Я же не знаю, как вы это ощущаете. Сверхчувственное, находящееся по ту сторону строгих границ разума, — это статья особая. Я, собственно, не очень-то вправе вмешиваться в такие вещи, это не относится к моему предмету. На сей счет можно подумать и так, и этак, и я отнюдь не собираюсь с кем-либо полемизировать… Что же касается математики, — и он подчеркнул слово «математика», словно раз и навсегда захлопывая какую-то роковую дверь, что, стало быть, касается математики, то тут, несомненно, есть также естественная и только математическая связь. Мне пришлось бы только — строгой научности ради — сделать несколько допущений, которые вы вряд ли поймете, да и времени на это у нас нет. Я, знаете, готов признать, что, например, эти мнимые, эти не существующие в действительности величины, ха-ха, весьма твердый орешек для молодого ученика. Удовлетворитесь тем, что такие математические понятия — это чисто математическая логическая неизбежность. Поймите, на той элементарной ступени обучения, где вы еще находитесь, многому, чего приходится касаться, очень трудно дать верное объяснение. К счастью, это мало кто чувствует, но если такой, как вы, сегодня, — но, повторяю, меня это очень обрадовало, — действительно вдруг находится, то ему можно только сказать: дорогой друг, ты должен просто поверить; когда ты будешь знать математику в десять раз больше, чем сейчас, ты поймешь, а пока поверь! Иначе нельзя, дорогой Тёрлес, математика — это особый мир, и надо в нем довольно долго пожить, чтобы почувствовать все, что в нем требуется.
Тёрлес был рад, когда учитель умолк. С тех пор как та дверь захлопнулась, у него было такое чувство, что слова удаляются все дальше и дальше… в другую, безразличную сторону, туда, где находятся все верные и все же ничего не говорящие объяснения.
Но он был оглушен потоком слов и своей неудачей и не сразу понял, что пора подняться.
Тогда, чтобы окончательно решить дело, учитель поискал последний, убедительный аргумент.
На маленьком столике лежал роскошно изданный том Канта. Учитель взял его и показал Тёрлесу.
— Видите эту книгу, это философия, здесь даны определяющие элементы наших поступков. И если бы вы могли проникнуть в их подоплеку, вы увидели бы сплошь такие логические неизбежности, которые все определять-то определяют, а сами-то не так уж понятны. Это очень похоже на то, с чем мы сталкиваемся в математике. И все же мы то и дело поступаем в соответствии с ними. Вот вам и доказательство того, насколько важны такие вещи. Однако, — усмехнулся он, увидев, что Тёрлес и впрямь раскрыл книгу и стал листать ее, — оставьте это пока. Я хотел только привести вам пример, который вы вдруг когда-нибудь вспомните. Пока это, пожалуй, слишком трудно для вас.
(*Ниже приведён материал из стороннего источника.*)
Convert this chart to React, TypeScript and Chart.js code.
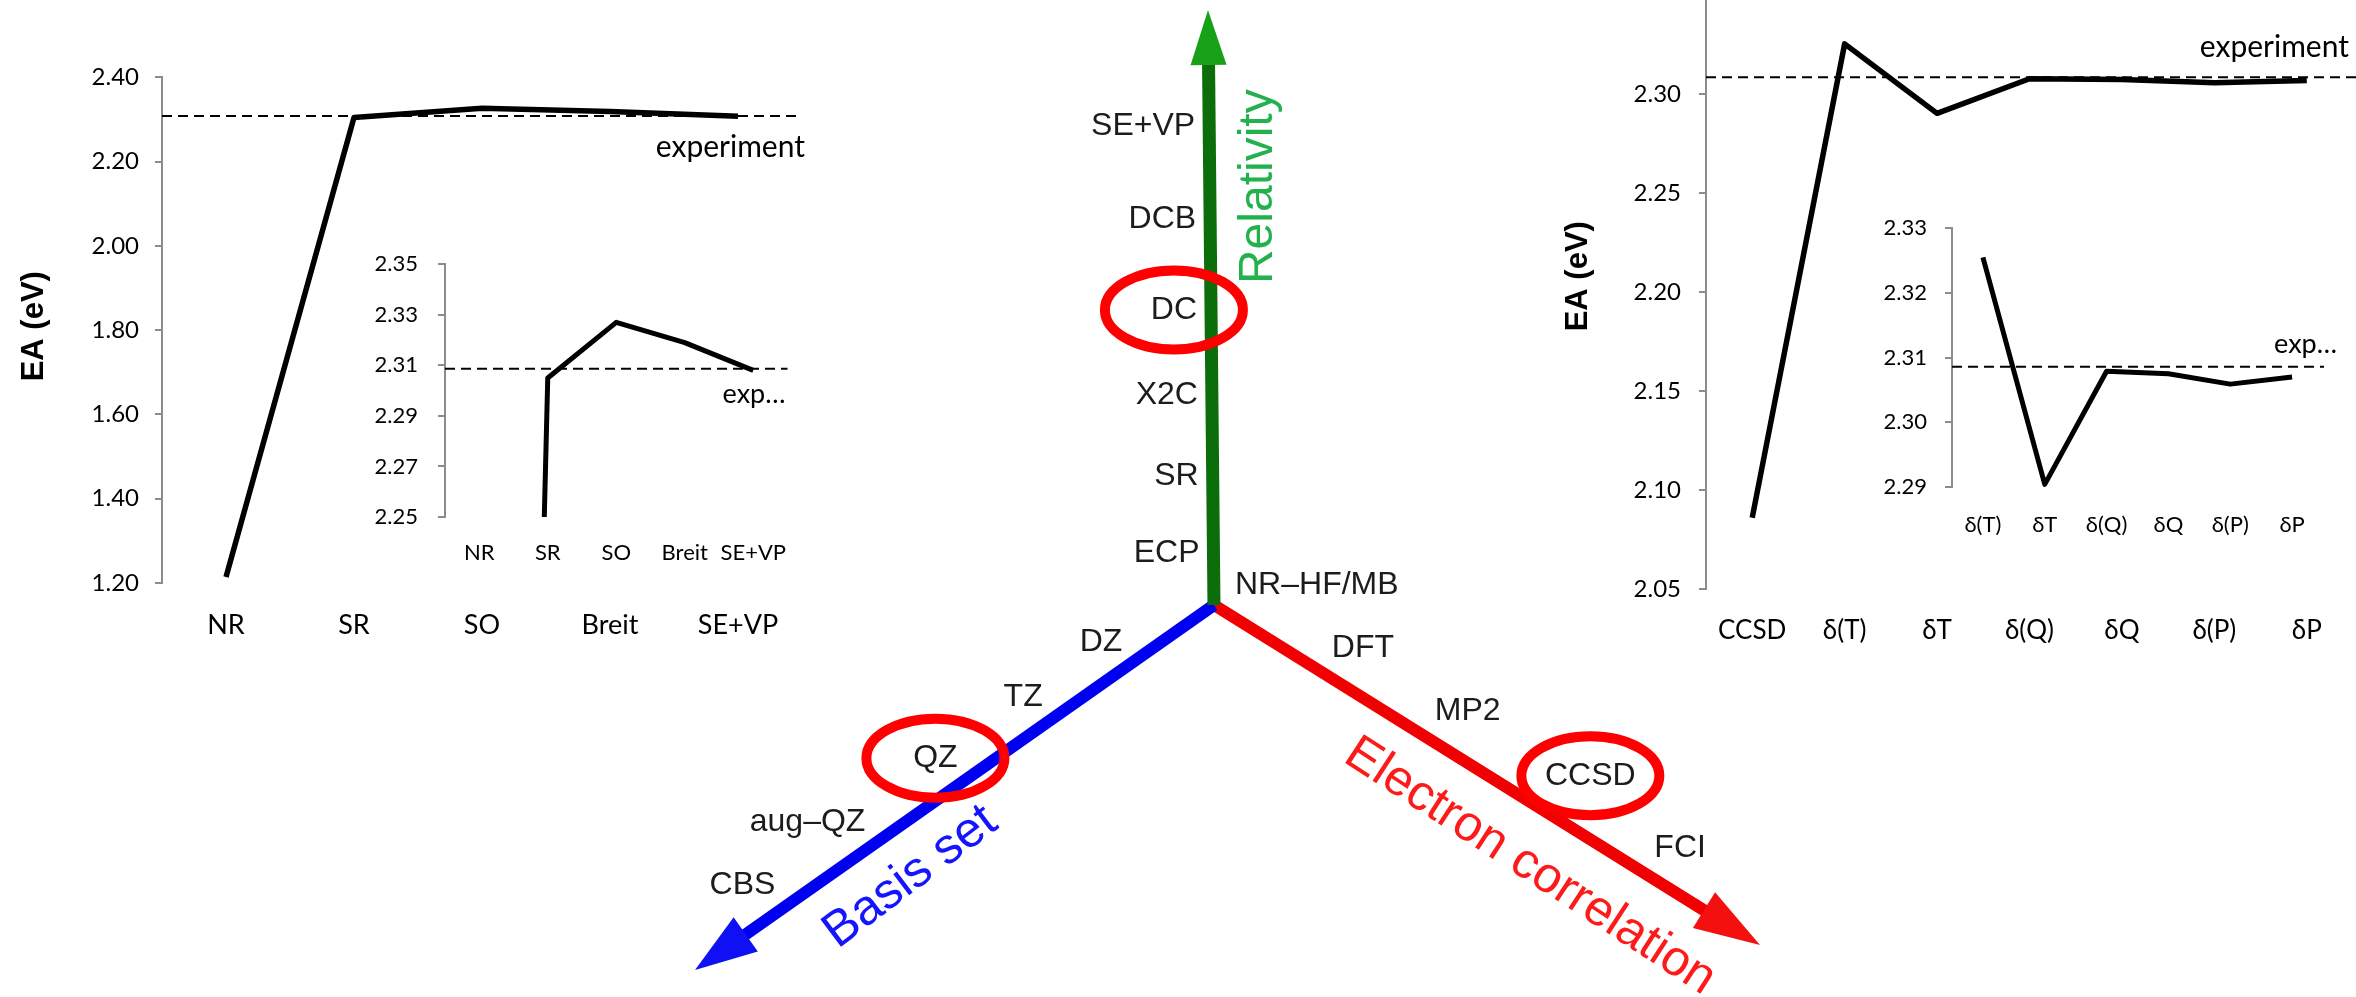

Весь остаток дня Тёрлес находился в состоянии взволнованности. То обстоятельство, что он держал в руках Канта, это случайное обстоятельство, на которое он в ту минуту особого внимания не обратил, отзывалось в нем теперь с большой силой. Имя Канта было известно ему понаслышке и котировалось у него так, как оно вообще котируется в обществе, далеком от гуманитарных наук, — как последнее слово философии. И этот авторитет был даже одной из причин того, что Тёрлес мало занимался дотоле серьезными книгами. Ведь обычно, преодолев период, когда им хотелось стать кучером, садовником или кондитером, очень молодые люди выбирают себе в фантазии поприще прежде всего там, где, как им кажется, их честолюбию представится наибольшая возможность совершить что-нибудь выдающееся. Если они говорят, что хотят стать врачом, то наверняка они видели где-нибудь красивую и заполненную приемную, или стеклянный шкаф с жутковатыми хирургическими инструментами, или еще что-то подобное; если они говорят о дипломатической карьере, то думают о блеске и изысканности международных салонов. Словом, они выбирают себе профессию по той среде, в какой им больше всего хочется видеть себя, и по той позе, в какой они нравятся себе больше всего.
При Тёрлесе имя Канта произносилось не иначе, как к слову и с таким выражением лица, словно это имя какого-нибудь наводящего жуть святого. И Тёрлес не мог не думать, что Кант окончательно решил проблемы философии и с тех пор заниматься ею — пустое дело, ведь точно так же он, Тёрлес, считал, что после Гете и Шиллера незачем уже сочинять стихи.
Дома эти книги стояли в шкафу с зелеными стеклами в папином кабинете, и Тёрлес знал, что шкаф этот никогда не открывался, кроме тех случаев, когда его показывали какому-нибудь гостю. Это было как святилище некоего божества, к которому стараются не приближаться и которое чтут только потому, что благодаря его существованию можно уже не печься об определенных вещах.